La piel de toro volvería a ser el lugar calmo en donde la mediocridad se sentiría nuevamente resguardado de sujetos que osaran descollar, alzarse entre sus aleteos de gallina de corral. Es posible -pensarían muchos- que haya personas mejores que yo, pero el consuelo consiste en que se les corta la cabeza a la primera de cambio, así que ser mediocre es sustancialmente seguro. Tal vez no ganes demasiado con ese trabajo, pero la seguridad del puesto compensa la endeblez del salario. Así es España.
Claro que -sigue reflexionando el ex banquero- a los mediocres la cárcel -porque también ingresan, y con razón- les destruye. En muchos casos físicamente, porque la única manera de olvidarse de sí mismos reside en el consumo de drogas. En otras, además, psicológicamente, porque, incapaces de superar el trance, se los come el gusano carcelario.
Tal vez por ello la historia no ha terminado. El sujeto de las zapatillas y la cena comenzó a ponerse nervioso cuando vio en televisión la salida de aquel individuo encarcelado que no renunciaba a mantener la cabeza alta y se comportaba gestualmente con la misma dignidad de antes de penetrar en el recinto carcelario. Así la primera y la segunda vez. No lo mataron en la cárcel, en donde hay gente que muere. No parecía destruido sicológicamente. La mujer del hombre mediocre seguía trayendo las zapatillas y la cena, pero en sus ojos comenzaba a dibujarse una brizna del sentimiento que al marido le alarmaba. Tal vez por eso, el peso de una condena doblada -más galería que de fondo- pretendan que se convierta en una losa definitiva para el insolente y calme los ánimos de la ingente muchedumbre de maridos televidentes. No ignoro que la mediocridad, sometida a su propia entropía, se transmuta en formas excelsas de la mejor maldad, de la sublime crueldad.
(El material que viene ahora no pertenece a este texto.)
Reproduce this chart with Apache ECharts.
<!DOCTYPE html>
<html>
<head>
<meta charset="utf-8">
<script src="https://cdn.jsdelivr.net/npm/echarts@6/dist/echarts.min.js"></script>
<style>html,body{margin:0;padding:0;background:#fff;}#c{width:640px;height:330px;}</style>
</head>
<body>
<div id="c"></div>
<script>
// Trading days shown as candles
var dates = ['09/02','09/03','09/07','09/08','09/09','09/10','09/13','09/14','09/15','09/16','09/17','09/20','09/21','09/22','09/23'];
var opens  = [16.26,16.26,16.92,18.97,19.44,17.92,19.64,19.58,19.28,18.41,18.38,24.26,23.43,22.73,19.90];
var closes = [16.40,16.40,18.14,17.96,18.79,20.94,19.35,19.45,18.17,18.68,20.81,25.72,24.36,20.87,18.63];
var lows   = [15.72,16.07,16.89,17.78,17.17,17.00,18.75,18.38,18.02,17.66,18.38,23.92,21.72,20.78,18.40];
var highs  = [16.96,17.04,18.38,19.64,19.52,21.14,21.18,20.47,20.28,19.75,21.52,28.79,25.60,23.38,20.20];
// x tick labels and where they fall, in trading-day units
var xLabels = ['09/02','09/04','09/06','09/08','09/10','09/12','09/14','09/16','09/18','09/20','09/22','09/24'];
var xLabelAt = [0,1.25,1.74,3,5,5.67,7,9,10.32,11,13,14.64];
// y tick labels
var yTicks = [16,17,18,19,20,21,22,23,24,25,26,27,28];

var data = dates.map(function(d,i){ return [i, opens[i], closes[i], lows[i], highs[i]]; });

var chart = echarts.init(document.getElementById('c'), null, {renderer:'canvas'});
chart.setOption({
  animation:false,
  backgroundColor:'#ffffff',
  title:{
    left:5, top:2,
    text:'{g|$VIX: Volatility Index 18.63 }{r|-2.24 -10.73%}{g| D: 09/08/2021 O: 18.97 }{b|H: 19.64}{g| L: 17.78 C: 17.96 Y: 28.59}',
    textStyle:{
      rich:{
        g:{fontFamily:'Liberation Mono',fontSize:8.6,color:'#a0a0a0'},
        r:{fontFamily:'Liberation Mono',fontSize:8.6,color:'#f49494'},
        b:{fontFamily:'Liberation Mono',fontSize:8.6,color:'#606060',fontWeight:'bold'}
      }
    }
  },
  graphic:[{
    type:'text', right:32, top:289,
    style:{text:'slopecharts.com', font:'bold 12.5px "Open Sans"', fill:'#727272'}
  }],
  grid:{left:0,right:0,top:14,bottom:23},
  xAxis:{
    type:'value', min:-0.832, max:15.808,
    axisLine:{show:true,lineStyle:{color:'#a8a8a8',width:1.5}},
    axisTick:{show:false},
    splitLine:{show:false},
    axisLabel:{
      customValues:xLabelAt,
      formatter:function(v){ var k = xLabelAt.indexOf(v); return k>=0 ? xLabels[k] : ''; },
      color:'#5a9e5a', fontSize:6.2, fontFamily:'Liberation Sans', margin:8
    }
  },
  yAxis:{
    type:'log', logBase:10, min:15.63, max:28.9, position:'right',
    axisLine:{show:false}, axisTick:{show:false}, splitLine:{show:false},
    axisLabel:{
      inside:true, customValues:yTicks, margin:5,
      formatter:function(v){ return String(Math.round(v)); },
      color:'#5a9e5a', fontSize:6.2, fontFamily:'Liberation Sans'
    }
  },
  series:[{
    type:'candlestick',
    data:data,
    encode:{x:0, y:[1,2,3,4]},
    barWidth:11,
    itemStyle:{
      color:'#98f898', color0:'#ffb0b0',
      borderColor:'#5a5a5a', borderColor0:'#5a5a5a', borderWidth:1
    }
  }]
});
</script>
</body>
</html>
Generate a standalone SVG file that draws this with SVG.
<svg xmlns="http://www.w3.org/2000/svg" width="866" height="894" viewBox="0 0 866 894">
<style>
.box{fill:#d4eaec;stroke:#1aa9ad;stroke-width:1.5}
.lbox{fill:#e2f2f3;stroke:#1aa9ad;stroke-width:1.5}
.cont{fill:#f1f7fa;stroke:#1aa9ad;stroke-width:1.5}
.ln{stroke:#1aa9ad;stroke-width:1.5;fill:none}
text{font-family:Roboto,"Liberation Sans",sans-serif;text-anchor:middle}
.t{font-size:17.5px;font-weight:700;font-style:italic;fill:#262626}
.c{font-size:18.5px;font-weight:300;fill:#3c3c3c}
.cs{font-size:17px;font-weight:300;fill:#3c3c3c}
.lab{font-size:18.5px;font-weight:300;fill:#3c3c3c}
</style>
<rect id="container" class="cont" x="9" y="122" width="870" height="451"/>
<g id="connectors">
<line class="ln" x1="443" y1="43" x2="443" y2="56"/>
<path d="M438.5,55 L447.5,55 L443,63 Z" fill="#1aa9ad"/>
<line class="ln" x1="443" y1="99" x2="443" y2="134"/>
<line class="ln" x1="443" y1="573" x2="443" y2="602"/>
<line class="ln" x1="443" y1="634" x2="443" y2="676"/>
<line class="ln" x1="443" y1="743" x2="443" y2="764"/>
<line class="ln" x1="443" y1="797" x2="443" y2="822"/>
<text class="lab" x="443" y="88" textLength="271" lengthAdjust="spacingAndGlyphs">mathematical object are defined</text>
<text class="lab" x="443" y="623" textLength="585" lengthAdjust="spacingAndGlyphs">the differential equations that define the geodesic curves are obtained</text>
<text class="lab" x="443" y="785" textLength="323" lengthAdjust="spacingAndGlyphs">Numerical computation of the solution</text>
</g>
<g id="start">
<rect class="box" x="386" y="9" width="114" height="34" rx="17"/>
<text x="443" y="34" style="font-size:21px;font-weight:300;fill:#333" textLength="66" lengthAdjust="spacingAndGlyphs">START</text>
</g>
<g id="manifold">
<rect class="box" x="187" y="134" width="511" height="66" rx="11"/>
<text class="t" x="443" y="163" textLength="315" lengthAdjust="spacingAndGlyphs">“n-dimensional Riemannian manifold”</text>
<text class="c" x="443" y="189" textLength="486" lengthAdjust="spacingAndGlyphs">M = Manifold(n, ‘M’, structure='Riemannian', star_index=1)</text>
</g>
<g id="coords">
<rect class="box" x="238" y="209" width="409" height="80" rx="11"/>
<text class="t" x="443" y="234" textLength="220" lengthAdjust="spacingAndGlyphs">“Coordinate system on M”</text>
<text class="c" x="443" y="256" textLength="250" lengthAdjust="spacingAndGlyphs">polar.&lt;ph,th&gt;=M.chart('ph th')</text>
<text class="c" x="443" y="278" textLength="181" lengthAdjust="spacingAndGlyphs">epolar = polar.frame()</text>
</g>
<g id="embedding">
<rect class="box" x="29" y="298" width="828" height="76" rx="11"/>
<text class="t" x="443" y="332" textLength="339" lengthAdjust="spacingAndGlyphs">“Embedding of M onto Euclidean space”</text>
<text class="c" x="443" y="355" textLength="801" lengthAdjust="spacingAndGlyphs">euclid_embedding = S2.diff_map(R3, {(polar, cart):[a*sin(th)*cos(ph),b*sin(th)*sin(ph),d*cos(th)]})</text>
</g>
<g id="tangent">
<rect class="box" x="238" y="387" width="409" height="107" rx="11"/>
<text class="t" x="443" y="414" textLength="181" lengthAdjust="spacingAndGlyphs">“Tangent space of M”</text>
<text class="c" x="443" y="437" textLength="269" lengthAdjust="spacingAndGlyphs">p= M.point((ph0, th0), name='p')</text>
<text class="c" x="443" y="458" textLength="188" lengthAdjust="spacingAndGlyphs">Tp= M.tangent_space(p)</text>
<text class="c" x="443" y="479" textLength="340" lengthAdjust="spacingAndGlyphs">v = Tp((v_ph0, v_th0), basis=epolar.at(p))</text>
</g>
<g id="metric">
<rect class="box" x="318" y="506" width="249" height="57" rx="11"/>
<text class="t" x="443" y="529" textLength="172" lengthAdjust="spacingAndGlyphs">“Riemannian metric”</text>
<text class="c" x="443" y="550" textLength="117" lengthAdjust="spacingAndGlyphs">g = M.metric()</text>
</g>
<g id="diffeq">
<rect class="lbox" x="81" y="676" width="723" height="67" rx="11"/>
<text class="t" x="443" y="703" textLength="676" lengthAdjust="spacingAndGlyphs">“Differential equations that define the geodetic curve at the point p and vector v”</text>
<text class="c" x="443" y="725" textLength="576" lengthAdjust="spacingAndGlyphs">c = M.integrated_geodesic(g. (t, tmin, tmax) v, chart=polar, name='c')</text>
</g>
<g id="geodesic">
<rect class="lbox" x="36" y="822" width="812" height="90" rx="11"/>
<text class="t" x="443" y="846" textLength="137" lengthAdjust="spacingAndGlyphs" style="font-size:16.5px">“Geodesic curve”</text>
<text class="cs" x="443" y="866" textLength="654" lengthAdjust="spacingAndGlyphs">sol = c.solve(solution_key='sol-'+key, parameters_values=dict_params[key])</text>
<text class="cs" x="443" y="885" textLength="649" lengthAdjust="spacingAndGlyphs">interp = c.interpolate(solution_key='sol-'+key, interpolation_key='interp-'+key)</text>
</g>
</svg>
Conozco mi misión, Pedro: subsistir. Una vez más. Te confieso que a la tercera, vaya o no la vencida, todo resulta más difícil, más duro, más costoso de deglutir.
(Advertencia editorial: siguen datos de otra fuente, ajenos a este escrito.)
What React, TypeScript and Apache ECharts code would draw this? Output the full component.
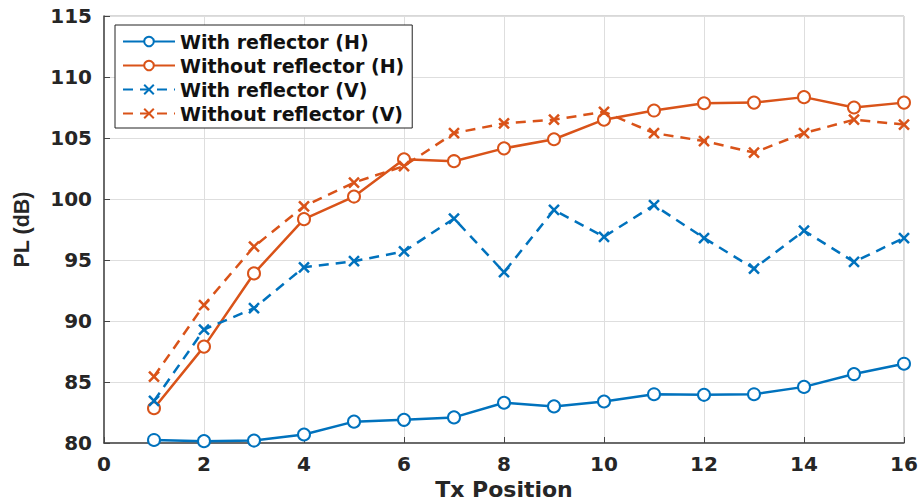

Pero tengo que conseguirlo y no dudes que lo conseguiré. No sé si es cierto que el que odia a otro en el fondo expresa un sentimiento de inferioridad para consigo mismo, pero quizás cuando salga de esta tercera encerrona y muestre los mismo signos externos que las anteriores, los ojos de la mujer de las zapatillas brillen mucho más y la abierta sonrisa de los aficionados al televisor comience a mutarse por una mueca diferente. Los juncos, Pedro, se doblan, se humillan ante el viento que los mece. Las encinas, sople de donde sople, sea Tramontana o Mistral, se quedan quietas en su magnífica serenidad. Gracias por todo. Disfruta de Mallorca, de tus viajes, de tu familia, de tu tiempo, porque eso es lo que es verdaderamente tuyo: el tiempo, que cuando te lo quiten, nadie, absolutamente nadie, te lo puede devolver.